• What is needed
Return the listing below exactly, with the pictures dropped.

• Information shown
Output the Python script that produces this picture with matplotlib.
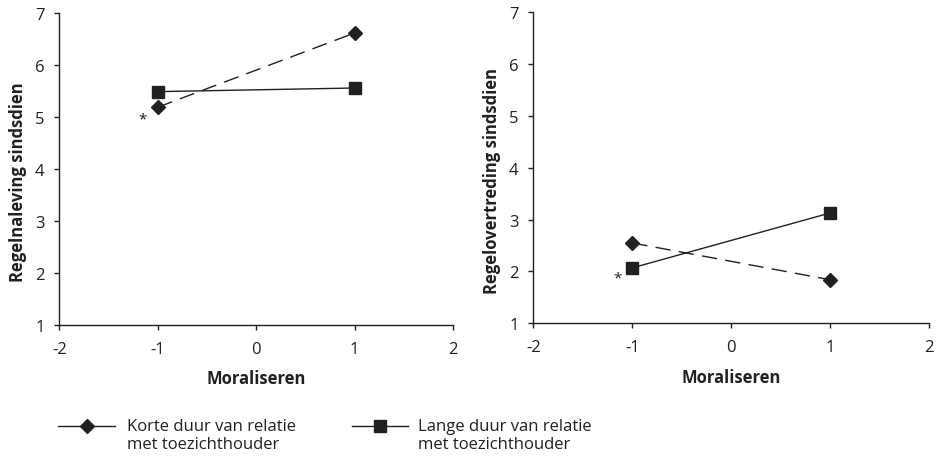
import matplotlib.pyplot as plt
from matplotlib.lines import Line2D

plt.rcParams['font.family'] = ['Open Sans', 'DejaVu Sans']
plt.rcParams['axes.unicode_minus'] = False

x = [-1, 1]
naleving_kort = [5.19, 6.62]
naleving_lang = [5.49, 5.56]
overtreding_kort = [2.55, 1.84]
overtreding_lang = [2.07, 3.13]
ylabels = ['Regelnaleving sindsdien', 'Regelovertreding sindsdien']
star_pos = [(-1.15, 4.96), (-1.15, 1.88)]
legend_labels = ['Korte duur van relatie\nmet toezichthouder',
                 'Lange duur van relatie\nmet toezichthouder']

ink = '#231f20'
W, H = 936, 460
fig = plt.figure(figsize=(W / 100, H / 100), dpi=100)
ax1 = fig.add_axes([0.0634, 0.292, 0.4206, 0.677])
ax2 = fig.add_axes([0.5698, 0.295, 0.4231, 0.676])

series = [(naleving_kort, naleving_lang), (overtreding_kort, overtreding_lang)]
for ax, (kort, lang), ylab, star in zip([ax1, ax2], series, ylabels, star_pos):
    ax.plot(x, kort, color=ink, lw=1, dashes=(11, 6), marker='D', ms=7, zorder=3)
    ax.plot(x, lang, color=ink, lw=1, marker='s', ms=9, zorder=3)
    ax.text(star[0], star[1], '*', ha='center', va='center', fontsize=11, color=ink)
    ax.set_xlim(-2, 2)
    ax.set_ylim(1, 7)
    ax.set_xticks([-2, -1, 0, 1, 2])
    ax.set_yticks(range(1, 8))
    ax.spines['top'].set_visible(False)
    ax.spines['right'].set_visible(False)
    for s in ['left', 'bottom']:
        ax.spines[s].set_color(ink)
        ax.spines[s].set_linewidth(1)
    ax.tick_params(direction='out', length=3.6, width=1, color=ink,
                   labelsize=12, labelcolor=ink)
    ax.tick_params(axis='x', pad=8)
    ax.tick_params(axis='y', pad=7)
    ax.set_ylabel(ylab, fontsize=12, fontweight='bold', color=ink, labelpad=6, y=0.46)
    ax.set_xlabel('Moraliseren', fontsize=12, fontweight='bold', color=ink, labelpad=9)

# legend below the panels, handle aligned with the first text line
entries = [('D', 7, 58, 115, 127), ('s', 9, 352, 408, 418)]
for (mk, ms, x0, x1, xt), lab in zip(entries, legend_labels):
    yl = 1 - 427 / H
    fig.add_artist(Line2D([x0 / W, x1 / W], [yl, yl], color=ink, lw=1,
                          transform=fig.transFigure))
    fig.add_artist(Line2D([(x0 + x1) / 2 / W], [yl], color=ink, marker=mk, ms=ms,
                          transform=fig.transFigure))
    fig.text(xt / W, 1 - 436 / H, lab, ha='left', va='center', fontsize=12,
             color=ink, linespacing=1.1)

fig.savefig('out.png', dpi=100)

• Worked answer
Output the Python script that produces this picture with matplotlib.
import matplotlib.pyplot as plt
from matplotlib.lines import Line2D

plt.rcParams['font.family'] = ['Open Sans', 'DejaVu Sans']
plt.rcParams['axes.unicode_minus'] = False

x = [-1, 1]
naleving_kort = [5.19, 6.62]
naleving_lang = [5.49, 5.56]
overtreding_kort = [2.55, 1.84]
overtreding_lang = [2.07, 3.13]
ylabels = ['Regelnaleving sindsdien', 'Regelovertreding sindsdien']
star_pos = [(-1.15, 4.96), (-1.15, 1.88)]
legend_labels = ['Korte duur van relatie\nmet toezichthouder',
                 'Lange duur van relatie\nmet toezichthouder']

ink = '#231f20'
W, H = 936, 460
fig = plt.figure(figsize=(W / 100, H / 100), dpi=100)
ax1 = fig.add_axes([0.0634, 0.292, 0.4206, 0.677])
ax2 = fig.add_axes([0.5698, 0.295, 0.4231, 0.676])

series = [(naleving_kort, naleving_lang), (overtreding_kort, overtreding_lang)]
for ax, (kort, lang), ylab, star in zip([ax1, ax2], series, ylabels, star_pos):
    ax.plot(x, kort, color=ink, lw=1, dashes=(11, 6), marker='D', ms=7, zorder=3)
    ax.plot(x, lang, color=ink, lw=1, marker='s', ms=9, zorder=3)
    ax.text(star[0], star[1], '*', ha='center', va='center', fontsize=11, color=ink)
    ax.set_xlim(-2, 2)
    ax.set_ylim(1, 7)
    ax.set_xticks([-2, -1, 0, 1, 2])
    ax.set_yticks(range(1, 8))
    ax.spines['top'].set_visible(False)
    ax.spines['right'].set_visible(False)
    for s in ['left', 'bottom']:
        ax.spines[s].set_color(ink)
        ax.spines[s].set_linewidth(1)
    ax.tick_params(direction='out', length=3.6, width=1, color=ink,
                   labelsize=12, labelcolor=ink)
    ax.tick_params(axis='x', pad=8)
    ax.tick_params(axis='y', pad=7)
    ax.set_ylabel(ylab, fontsize=12, fontweight='bold', color=ink, labelpad=6, y=0.46)
    ax.set_xlabel('Moraliseren', fontsize=12, fontweight='bold', color=ink, labelpad=9)

# legend below the panels, handle aligned with the first text line
entries = [('D', 7, 58, 115, 127), ('s', 9, 352, 408, 418)]
for (mk, ms, x0, x1, xt), lab in zip(entries, legend_labels):
    yl = 1 - 427 / H
    fig.add_artist(Line2D([x0 / W, x1 / W], [yl, yl], color=ink, lw=1,
                          transform=fig.transFigure))
    fig.add_artist(Line2D([(x0 + x1) / 2 / W], [yl], color=ink, marker=mk, ms=ms,
                          transform=fig.transFigure))
    fig.text(xt / W, 1 - 436 / H, lab, ha='left', va='center', fontsize=12,
             color=ink, linespacing=1.1)

fig.savefig('out.png', dpi=100)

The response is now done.